#### [Records with drawing code]
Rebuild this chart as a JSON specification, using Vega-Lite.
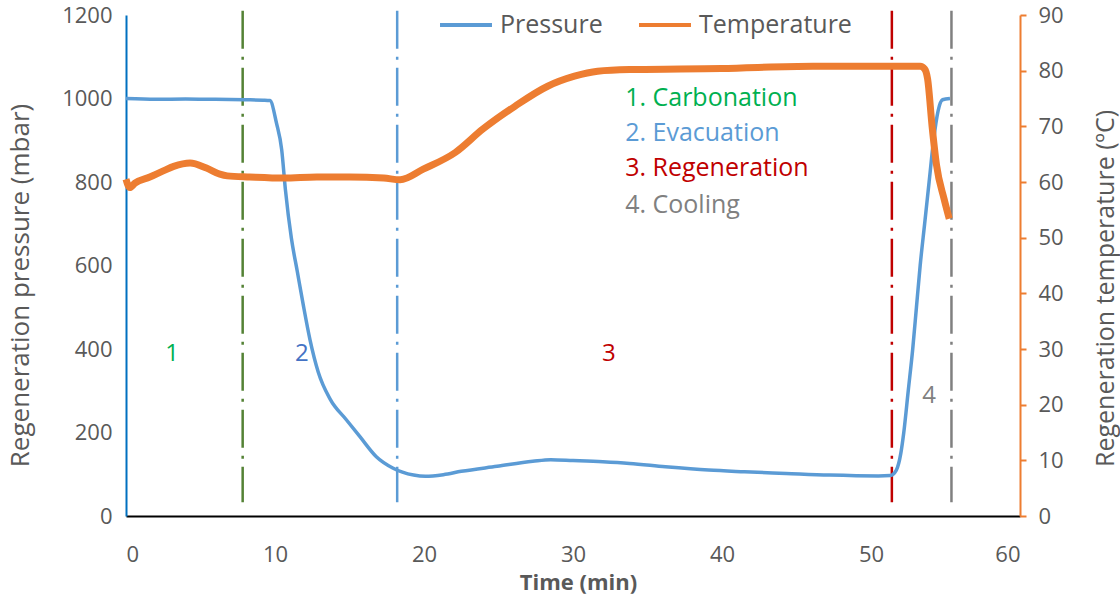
{
  "$schema": "https://vega.github.io/schema/vega-lite/v6.json",
  "width": 894,
  "height": 501,
  "autosize": "none",
  "padding": {"left": 126, "top": 15, "right": 100, "bottom": 85},
  "background": "white",
  "config": {
    "view": {"stroke": null},
    "font": "Open Sans",
    "axis": {"labelFont": "Open Sans", "titleFont": "Open Sans", "labelColor": "#595959", "titleColor": "#595959", "labelFontSize": 22, "titleFontSize": 25, "grid": false, "format": "d"}
  },
  "datasets": {
    "pressure": [
      {"t": 0, "p": 1000}, {"t": 2, "p": 998}, {"t": 4, "p": 999}, {"t": 6, "p": 998}, {"t": 8, "p": 997},
      {"t": 9.2, "p": 996}, {"t": 9.66, "p": 995}, {"t": 10.1, "p": 941}, {"t": 10.45, "p": 877},
      {"t": 10.7, "p": 781}, {"t": 11.1, "p": 665}, {"t": 11.5, "p": 585}, {"t": 11.9, "p": 505},
      {"t": 12.35, "p": 422}, {"t": 12.9, "p": 345}, {"t": 13.7, "p": 280}, {"t": 14.8, "p": 230},
      {"t": 15.7, "p": 190}, {"t": 16.8, "p": 142}, {"t": 17.9, "p": 115}, {"t": 19.3, "p": 98},
      {"t": 20.1, "p": 95}, {"t": 21.3, "p": 99}, {"t": 22.5, "p": 107}, {"t": 24.9, "p": 119},
      {"t": 27.3, "p": 131}, {"t": 28.5, "p": 135}, {"t": 30, "p": 133}, {"t": 32, "p": 130},
      {"t": 33.8, "p": 126}, {"t": 36.2, "p": 118}, {"t": 39.1, "p": 110}, {"t": 41.5, "p": 106},
      {"t": 44.3, "p": 102}, {"t": 47.2, "p": 98}, {"t": 50.5, "p": 96}, {"t": 51.3, "p": 97},
      {"t": 51.7, "p": 110}, {"t": 52.0, "p": 150}, {"t": 52.2, "p": 200}, {"t": 52.5, "p": 300},
      {"t": 52.8, "p": 400}, {"t": 53.05, "p": 500}, {"t": 53.3, "p": 600}, {"t": 53.6, "p": 700},
      {"t": 53.9, "p": 800}, {"t": 54.2, "p": 900}, {"t": 54.5, "p": 970}, {"t": 54.8, "p": 997},
      {"t": 55.3, "p": 1000}
    ],
    "temperature": [
      {"t": 0, "T": 60.5}, {"t": 0.25, "T": 59}, {"t": 0.6, "T": 59.8}, {"t": 1.6, "T": 60.9},
      {"t": 2.5, "T": 62}, {"t": 3.2, "T": 62.8}, {"t": 4.3, "T": 63.4}, {"t": 5.4, "T": 62.5},
      {"t": 6.3, "T": 61.4}, {"t": 6.8, "T": 61.1}, {"t": 8.3, "T": 60.9}, {"t": 10.6, "T": 60.7},
      {"t": 12.8, "T": 60.9}, {"t": 15, "T": 60.9}, {"t": 17.3, "T": 60.7}, {"t": 18.4, "T": 60.4},
      {"t": 19.95, "T": 62.3}, {"t": 22.1, "T": 65.3}, {"t": 23.95, "T": 69.5}, {"t": 26.1, "T": 73.6},
      {"t": 28.3, "T": 77.2}, {"t": 30.1, "T": 79}, {"t": 31.65, "T": 79.9}, {"t": 33.8, "T": 80.2},
      {"t": 39.95, "T": 80.4}, {"t": 46.1, "T": 80.8}, {"t": 53.3, "T": 80.8}, {"t": 53.6, "T": 80.3},
      {"t": 53.8, "T": 78.5}, {"t": 54.1, "T": 70}, {"t": 54.4, "T": 63}, {"t": 54.9, "T": 57},
      {"t": 55.25, "T": 53.4}
    ],
    "phases": [
      {"t": 7.83, "stage": "1", "top": 1210, "bottom": 33},
      {"t": 18.2, "stage": "2", "top": 1210, "bottom": 33},
      {"t": 51.4, "stage": "3", "top": 1210, "bottom": 33},
      {"t": 55.4, "stage": "4", "top": 1210, "bottom": 33}
    ],
    "stageNames": [
      {"t": 33.5, "p": 1001, "label": "1. Carbonation", "stage": "1"},
      {"t": 33.5, "p": 917, "label": "2. Evacuation", "stage": "2"},
      {"t": 33.5, "p": 833, "label": "3. Regeneration", "stage": "3"},
      {"t": 33.5, "p": 745, "label": "4. Cooling", "stage": "4"}
    ],
    "stageNums": [
      {"t": 3.1, "p": 388, "label": "1", "stage": "1"},
      {"t": 11.8, "p": 388, "label": "2", "stage": "2n"},
      {"t": 32.4, "p": 388, "label": "3", "stage": "3"},
      {"t": 53.9, "p": 287, "label": "4", "stage": "4"}
    ]
  },
  "layer": [
    {
      "layer": [
        {
          "data": {"name": "phases"},
          "mark": {"type": "rule", "strokeWidth": 2.5, "strokeDash": [38, 8, 3, 8]},
          "encoding": {
            "x": {"field": "t", "type": "quantitative", "scale": {"domain": [0, 60]}},
            "y": {"field": "top", "type": "quantitative", "scale": {"domain": [0, 1200]}},
            "y2": {"field": "bottom"},
            "stroke": {"field": "stage", "type": "nominal", "legend": null,
              "scale": {"domain": ["1", "2", "3", "4"], "range": ["#548235", "#5B9BD5", "#C00000", "#808080"]}}
          }
        },
        {
          "data": {"name": "pressure"},
          "mark": {"type": "line", "strokeWidth": 3.5, "interpolate": "monotone"},
          "encoding": {
            "x": {"field": "t", "type": "quantitative", "scale": {"domain": [0, 60]},
              "axis": {"title": "Time (min)", "values": [0, 10, 20, 30, 40, 50, 60], "ticks": false, "domainColor": "#000000", "domainWidth": 2, "labelPadding": 28, "titleX": 452, "titleY": 66, "titleBaseline": "middle", "titleAlign": "center", "titleFontWeight": "bold", "titleFontSize": 22}},
            "y": {"field": "p", "type": "quantitative", "scale": {"domain": [0, 1200]},
              "axis": {"title": "Regeneration pressure (mbar)", "values": [0, 200, 400, 600, 800, 1000, 1200], "ticks": false, "domainColor": "#0070C0", "domainWidth": 2, "labelPadding": 14, "titleX": -106, "titleY": 270, "titleAngle": 270, "titleBaseline": "middle", "titleAlign": "center", "titleFontWeight": "normal", "titleFontSize": 26}},
            "color": {"datum": "Pressure", "type": "nominal",
              "scale": {"domain": ["Pressure", "Temperature"], "range": ["#5B9BD5", "#ED7D31"]},
              "legend": {"title": null, "orient": "none", "legendX": 312, "legendY": -18, "direction": "horizontal", "symbolType": "stroke", "symbolSize": 2700, "symbolStrokeWidth": 4, "labelFontSize": 25, "labelFont": "Open Sans", "labelColor": "#595959", "columnPadding": 28, "labelOffset": 6}}
          }
        },
        {
          "data": {"name": "stageNames"},
          "mark": {"type": "text", "align": "left", "baseline": "middle", "fontSize": 25, "font": "Open Sans"},
          "encoding": {
            "x": {"field": "t", "type": "quantitative"},
            "y": {"field": "p", "type": "quantitative"},
            "text": {"field": "label"},
            "fill": {"field": "stage", "type": "nominal", "legend": null,
              "scale": {"domain": ["1", "2", "3", "4", "2n"], "range": ["#00B050", "#5B9BD5", "#C00000", "#808080", "#4472C4"]}}
          }
        },
        {
          "data": {"name": "stageNums"},
          "mark": {"type": "text", "align": "center", "baseline": "middle", "fontSize": 24, "font": "Open Sans"},
          "encoding": {
            "x": {"field": "t", "type": "quantitative"},
            "y": {"field": "p", "type": "quantitative"},
            "text": {"field": "label"},
            "fill": {"field": "stage", "type": "nominal", "legend": null}
          }
        }
      ]
    },
    {
      "data": {"name": "temperature"},
      "mark": {"type": "line", "strokeWidth": 7, "interpolate": "monotone"},
      "encoding": {
        "x": {"field": "t", "type": "quantitative", "scale": {"domain": [0, 60]}},
        "y": {"field": "T", "type": "quantitative", "scale": {"domain": [0, 90]},
          "axis": {"orient": "right", "title": "Regeneration temperature (ºC)", "values": [0, 10, 20, 30, 40, 50, 60, 70, 80, 90], "domainColor": "#ED7D31", "domainWidth": 2, "tickColor": "#ED7D31", "tickWidth": 2, "tickSize": 6, "labelPadding": 12, "titleX": 85, "titleY": 273, "titleAngle": 270, "titleBaseline": "middle", "titleAlign": "center", "titleFontWeight": "normal", "titleFontSize": 25}},
        "color": {"datum": "Temperature", "type": "nominal"}
      }
    }
  ],
  "resolve": {"scale": {"y": "independent"}}
}
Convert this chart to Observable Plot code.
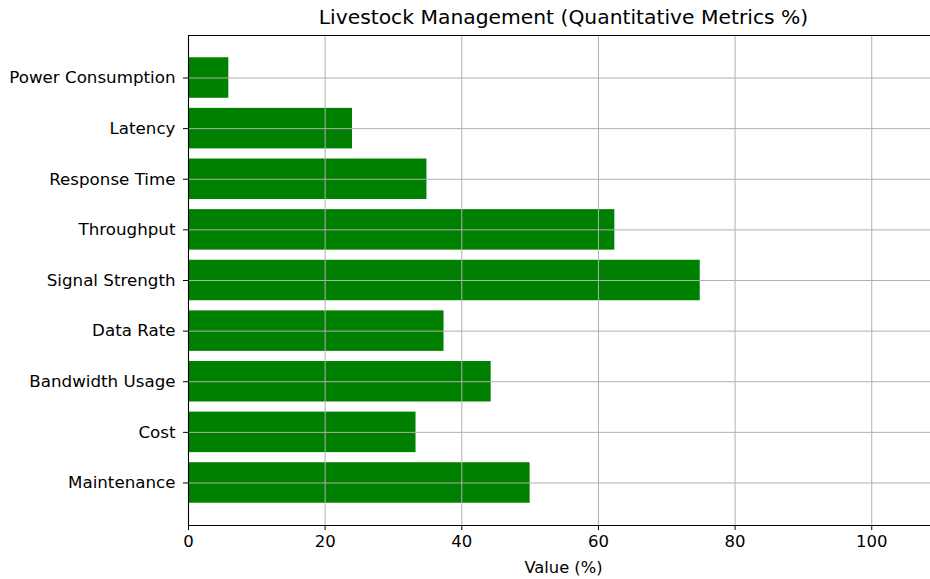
<!DOCTYPE html>
<html>
<head>
<meta charset="utf-8">
<script src="https://cdn.jsdelivr.net/npm/d3@7"></script>
<script src="https://cdn.jsdelivr.net/npm/@observablehq/plot@0.6"></script>
<style>
  html, body { margin: 0; padding: 0; background: #fff; }
  #chart { width: 930px; height: 579px; }
  svg { font-family: "DejaVu Sans", sans-serif; }
</style>
</head>
<body>
<div id="chart"></div>
<script>
const categories = ["Power Consumption", "Latency", "Response Time", "Throughput", "Signal Strength", "Data Rate", "Bandwidth Usage", "Cost", "Maintenance"];
const values = [5.9, 24.0, 34.9, 62.4, 74.9, 37.4, 44.3, 33.3, 50.0];
const xTicks = [0, 20, 40, 60, 80, 100];
const title = "Livestock Management (Quantitative Metrics %)";
const xLabel = "Value (%)";

const data = categories.map((c, i) => ({category: c, value: values[i]}));

const chart = Plot.plot({
  width: 930,
  height: 579,
  marginLeft: 188,
  marginRight: 0,
  marginTop: 35,
  marginBottom: 54,
  style: {fontFamily: "DejaVu Sans, sans-serif", fontSize: "16.7px", color: "#000", background: "#fff"},
  x: {domain: [0, 108.6], ticks: xTicks, label: null},
  y: {domain: categories, paddingInner: 0.2, paddingOuter: 0.44, round: false, label: null},
  marks: [
    Plot.barX(data, {x: "value", y: "category", fill: "#008000"}),
    Plot.gridX(xTicks, {stroke: "#b0b0b0", strokeOpacity: 1, strokeWidth: 1}),
    Plot.gridY(categories, {stroke: "#b0b0b0", strokeOpacity: 1, strokeWidth: 1}),
    Plot.axisX(xTicks, {tickSize: 5, tickPadding: 5, fontSize: 16.5, label: null, stroke: "#000"}),
    Plot.axisY({tickSize: 5, tickPadding: 8, fontSize: 16.7, label: null, stroke: "#000"}),
    Plot.frame({anchor: "left", stroke: "#000", strokeWidth: 1.1}),
    Plot.frame({anchor: "top", stroke: "#000", strokeWidth: 1.1}),
    Plot.frame({anchor: "bottom", stroke: "#000", strokeWidth: 1.1}),
    Plot.text([title], {frameAnchor: "top", lineAnchor: "middle", dx: 4, dy: -18, fontSize: 20.3, fill: "#000"}),
    Plot.text([xLabel], {frameAnchor: "bottom", lineAnchor: "middle", dx: 4, dy: 42, fontSize: 16.3, fill: "#000"})
  ]
});
document.getElementById("chart").appendChild(chart);
</script>
</body>
</html>
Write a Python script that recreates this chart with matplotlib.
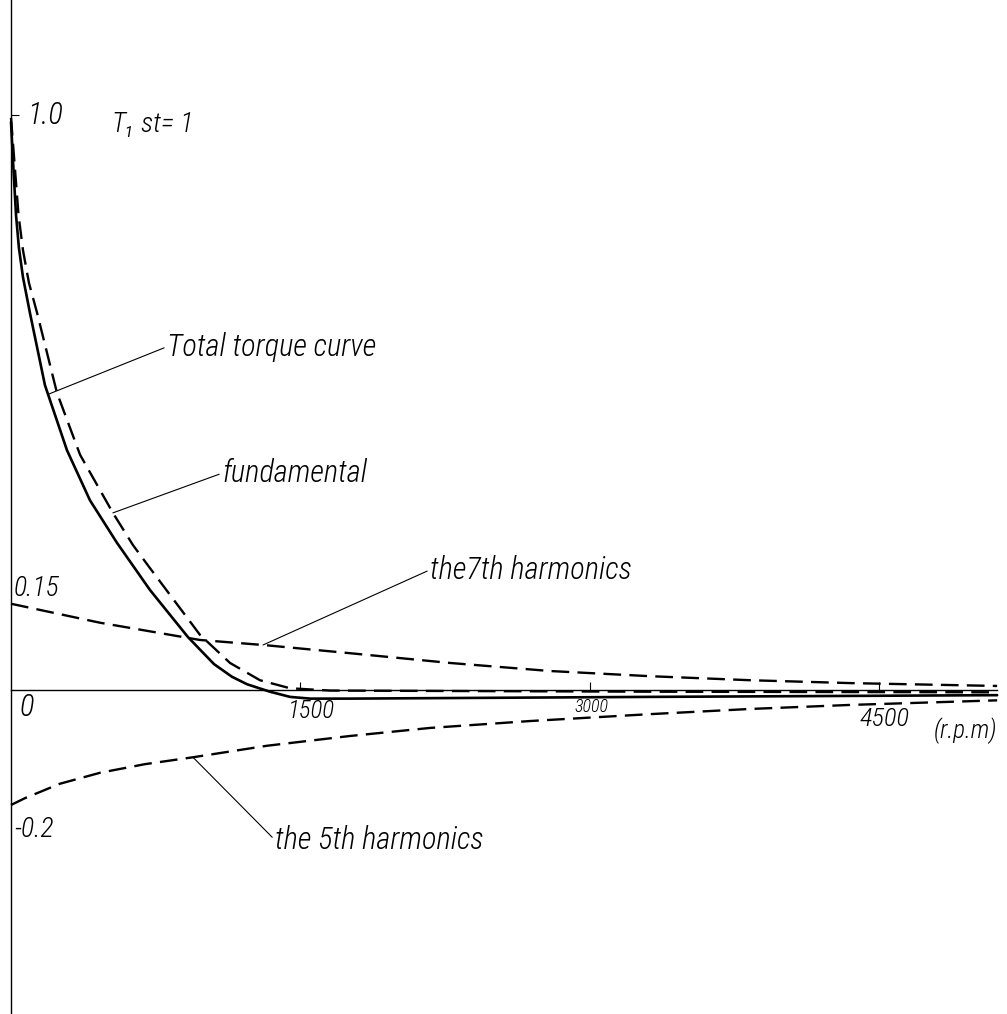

#### [What to produce]
Transcribe exactly the lines between the one containing "Convert this chart to Observable Plot code." and the one containing "const data = categories.map((c, i)", counting both ends. Pictures are not copied.

#### [The response]
Convert this chart to Observable Plot code.
<!DOCTYPE html>
<html>
<head>
<meta charset="utf-8">
<script src="https://cdn.jsdelivr.net/npm/d3@7"></script>
<script src="https://cdn.jsdelivr.net/npm/@observablehq/plot@0.6"></script>
<style>
  html, body { margin: 0; padding: 0; background: #fff; }
  #chart { width: 930px; height: 579px; }
  svg { font-family: "DejaVu Sans", sans-serif; }
</style>
</head>
<body>
<div id="chart"></div>
<script>
const categories = ["Power Consumption", "Latency", "Response Time", "Throughput", "Signal Strength", "Data Rate", "Bandwidth Usage", "Cost", "Maintenance"];
const values = [5.9, 24.0, 34.9, 62.4, 74.9, 37.4, 44.3, 33.3, 50.0];
const xTicks = [0, 20, 40, 60, 80, 100];
const title = "Livestock Management (Quantitative Metrics %)";
const xLabel = "Value (%)";

const data = categories.map((c, i) => ({category: c, value: values[i]}));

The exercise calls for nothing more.